David J. Helfand is a U.S. astronomer who served as president of Quest University Canada from 2008-2015. Prior to his presidency at Quest, he was a Visiting Tutor at Quest. He has also served as chair of the Department of Astronomy at Columbia University and co-director of the Columbia Astrophysics Laboratory. He was also part of the university's Physics Department. His stated research interests include radio surveys, the origin and evolution of neutron stars and supernova remnants, and active galactic nuclei. Helfand has been instrumental in the creation of general education classes oriented around the sciences, developing a course, Frontiers of Science, that has subsequently become part of the Core Curriculum of Columbia College, the university's undergraduate liberal arts and sciences division. He holds a Bachelor of Arts from Amherst College and a Ph.D. from the University of Massachusetts Amherst.

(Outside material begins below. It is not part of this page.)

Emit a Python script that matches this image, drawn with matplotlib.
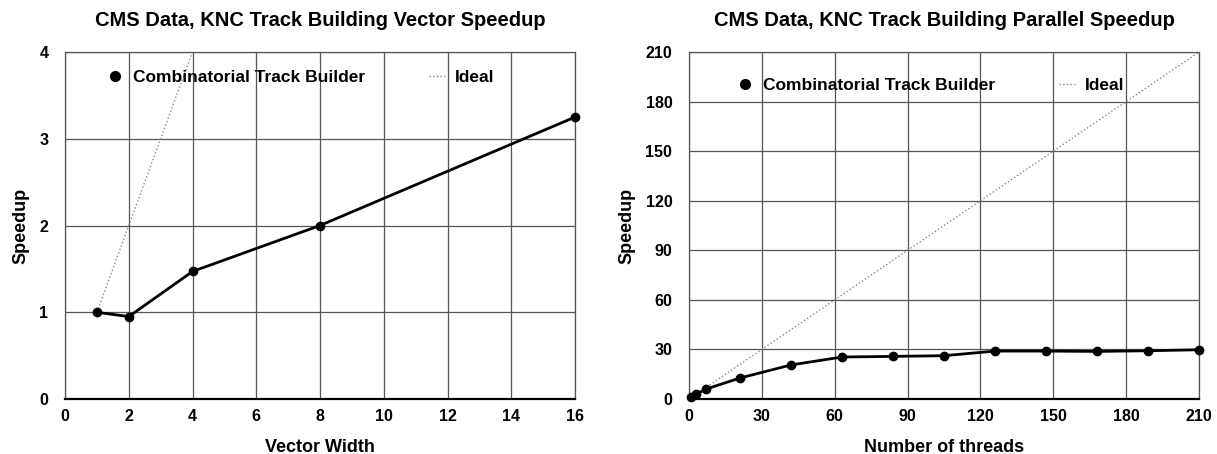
import matplotlib.pyplot as plt
from matplotlib.lines import Line2D

plt.rcParams['font.family'] = ['Liberation Sans', 'DejaVu Sans']
plt.rcParams['font.weight'] = 'bold'

# vector speedup
vec_width = [1, 2, 4, 8, 16]
vec_speedup = [1.0, 0.95, 1.47, 2.0, 3.25]
vec_ideal_x = [1, 2, 4, 8, 16]
vec_ideal_y = [1, 2, 4, 8, 16]

# parallel speedup
threads = [1, 3, 7, 21, 42, 63, 84, 105, 126, 147, 168, 189, 210]
par_speedup = [1.0, 2.9, 6.0, 12.7, 20.6, 25.4, 25.8, 26.2, 29.0, 29.0, 28.8, 29.2, 29.8]
par_ideal = threads

fig = plt.figure(figsize=(12.17, 4.54), dpi=100)
ax1 = fig.add_axes([65/1217, 55/454, 510/1217, 347/454])
ax2 = fig.add_axes([689/1217, 55/454, 510/1217, 347/454])


def style(ax, xt, yt, title, xlabel):
    ax.set_xlim(xt[0], xt[-1])
    ax.set_ylim(yt[0], yt[-1])
    ax.set_xticks(xt)
    ax.set_yticks(yt)
    ax.grid(True, color='#555555', linewidth=0.9)
    ax.set_axisbelow(True)
    for s in ['top', 'right', 'left']:
        ax.spines[s].set_color('#555555')
        ax.spines[s].set_linewidth(0.9)
    ax.spines['bottom'].set_linewidth(1.6)
    ax.tick_params(axis='x', length=0, labelsize=11.5, pad=7)
    ax.tick_params(axis='y', length=0, labelsize=11.5, pad=12)
    ax.set_title(title, fontsize=14.5, fontweight='bold', pad=19)
    ax.set_xlabel(xlabel, fontsize=13, fontweight='bold', labelpad=11)
    ax.set_ylabel('Speedup', fontsize=13, fontweight='bold', labelpad=7)


handles = [Line2D([], [], color='black', marker='o', linestyle='none', markersize=7),
           Line2D([], [], color='#888888', linestyle=':', linewidth=1)]
labels = ['Combinatorial Track Builder', 'Ideal']

ax1.plot(vec_ideal_x, vec_ideal_y, color='#888888', linestyle=':', linewidth=1, clip_on=True)
ax1.plot(vec_width, vec_speedup, color='black', linewidth=2, marker='o', markersize=6,
         clip_on=False, zorder=3)
style(ax1, [0, 2, 4, 6, 8, 10, 12, 14, 16], [0, 1, 2, 3, 4],
      'CMS Data, KNC Track Building Vector Speedup', 'Vector Width')
ax1.legend(handles, labels, loc='upper left', bbox_to_anchor=(0.051, 0.994), ncol=2,
           frameon=False, fontsize=12.5, handlelength=1.0, handletextpad=0.5,
           columnspacing=3.7)

ax2.plot(threads, par_ideal, color='#888888', linestyle=':', linewidth=1)
ax2.plot(threads, par_speedup, color='black', linewidth=2, marker='o', markersize=6,
         clip_on=False, zorder=3)
style(ax2, [0, 30, 60, 90, 120, 150, 180, 210], [0, 30, 60, 90, 120, 150, 180, 210],
      'CMS Data, KNC Track Building Parallel Speedup', 'Number of threads')
ax2.legend(handles, labels, loc='upper left', bbox_to_anchor=(0.063, 0.97), ncol=2,
           frameon=False, fontsize=12.5, handlelength=1.0, handletextpad=0.5,
           columnspacing=3.7)

fig.savefig('out.png', dpi=100)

David Helfand has been affiliated with Columbia University since 1977. Immediately after obtaining his PhD from the University of Massachusetts, he joined Columbia as a research associate for two years before obtaining a tenure track position. He has, at times, been part of both the department of Astronomy and the Department of Physics. As part of the department of Astronomy he served as chair from 1986 until 1992, and again from 2002 until the present. During his time at Columbia he has mentored 22 PhD students, although he tends to focus more on undergraduate education. As part of Columbia University, he along with Darcy Kelley, a professor of biological sciences, pushed for and succeeded in creating a new science core curriculum class called Frontiers of Science, which is claimed to "make (students) aware that they can think about problems the way scientists think about problems". Rather than being taught by a single professor on a single topic, "four scientists in different disciplines deliver a series of three lectures each describing the background, context, and current state of an area of research".